Why is GPT-5.4 pricing via LiveKit Inference about 2x OpenAI direct?

Hi team,

I’m evaluating LiveKit Inference for GPT-5.4 and noticed that the published token pricing appears to be 2x the equivalent OpenAI direct API pricing. Same thing for GPT-5.5.

Is that expected, or am I comparing the wrong model/unit?

A few specific questions:

  • Does the LiveKit Inference price include additional managed infrastructure, routing, availability, or billing overhead?
  • Does LiveKit Inference support/pass through OpenAI cached-input pricing where applicable?
  • Are there latency or reliability benefits that would make LiveKit Inference the recommended path over calling OpenAI directly from a LiveKit Agent?
  • For production voice agents, is the intended guidance “use LiveKit Inference for convenience/managed integration, direct OpenAI for cost optimization”?

Just trying to understand the tradeoff before choosing the architecture.

Good question, let me ask internally about this. Those two models you mentioned are outliers in terms of cost.

I notice that for gpt-5.4 mini and gpt-5.4 nano the prices are the same between LiveKit Inference and Open AI

Does the LiveKit Inference price include additional managed infrastructure, routing, availability, or billing overhead?

No, the costs listed on Build voice, video, and physical AI | LiveKit are only for the provider integration, the infrastructure costs are covered by Pricing | LiveKit.

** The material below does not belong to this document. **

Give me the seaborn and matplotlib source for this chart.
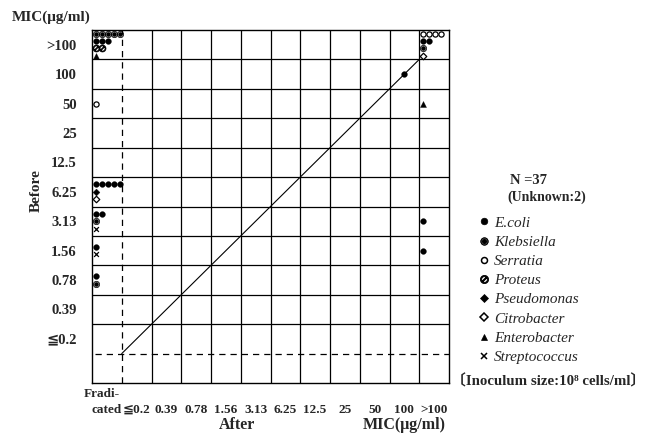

Also consider the tradeoff in performance and latency - the models you list (gpt 5.4 and 5.5) are highly capable, but will be slow - models such as the mini model will provide a better trade-off for voice use cases as they will be quicker to respond.

While @darryncampbell checks the internal pricing question, the architectural alternative is straightforward: skip LiveKit Inference and use the OpenAI plugin directly with your own OPENAI_API_KEY. You pay OpenAI direct rates with zero markup, and you keep all of LiveKit Agents (turn detection, plugins, telephony, Insights). Inference is opt-in convenience routing.

So your read on question 4 is correct: Inference for managed routing/billing, direct OpenAI for cost optimization. Mini-class models are the right voice choice either way per @darryncampbell’s latency point.

@Abdulaziz looking closer, our prices match what OpenAI term ‘Long context’ (Pricing | OpenAI API) but I have raised this with the internal team to investigate.

The intention is that Inference pricing should not be a barrier to adoption compared with going directly to the provider, this is why in most cases I would expect the prices to either match, or be similar.

Thanks Darryn, that makes sense and matches what I’m seeing.

The key point for us is that our requests do not cross the long-context threshold. OpenAI’s pricing page says standard GPT-5.4 pricing applies under ~270K context, and the GPT-5.4 model page says the long-context uplift applies only when prompts exceed 272K input tokens.

Our production voice-agent requests are well below that, so if LiveKit Inference prices every GPT-5.4 request at the long-context rate, it would be a material premium versus using the OpenAI plugin directly.

Can you confirm whether LiveKit intends to support the standard under-threshold GPT-5.4 price for requests that do not use long context?

We would prefer to keep using LiveKit Inference, especially since our LiveKit agent is hosted in the EU and we expect the managed provider path to be better for latency. But if GPT-5.4 will remain priced at the long-context rate regardless of actual request size, we’ll likely route GPT-5.4 directly to OpenAI for cost reasons.

That’s fair, I expect most voice agent implementations will fall under short-context like yourselves.

Can you confirm whether LiveKit intends to support the standard under-threshold GPT-5.4 price for requests that do not use long context?

I suspect so, but I don’t want to commit to that on a public forum :slight_smile: let me ping again internally. It may be more nuanced - I’m not familiar with how our billing for Inference is set up behind the scenes or the details of our pricing relationship with OpenAI.

But if GPT-5.4 will remain priced at the long-context rate regardless of actual request size, we’ll likely route GPT-5.4 directly to OpenAI for cost reasons.

That makes complete sense, and I would do the same in your position.

@darryncampbell’s “long-context rate applied universally” finding lines up with what we both saw. That reframes the 2x as a billing-tier mismatch on LiveKit’s side rather than an intentional markup, which is actually the better outcome for you. Once it’s reconciled, your direct-vs-Inference cost gap on sub-272K requests should close on its own.

For the EU latency angle: that’s a real trade-off if you switch to direct OpenAI even temporarily. An EU-hosted agent calling OpenAI’s US endpoints adds roughly 100-200ms versus Inference’s managed path. Worth measuring on a representative call before committing to direct routing as the permanent setup.

Cc: @Abdulaziz

Thanks Darryn, appreciate you checking internally.

That sounds reasonable. We’ll hold off on changing architecture for now and wait for the official answer.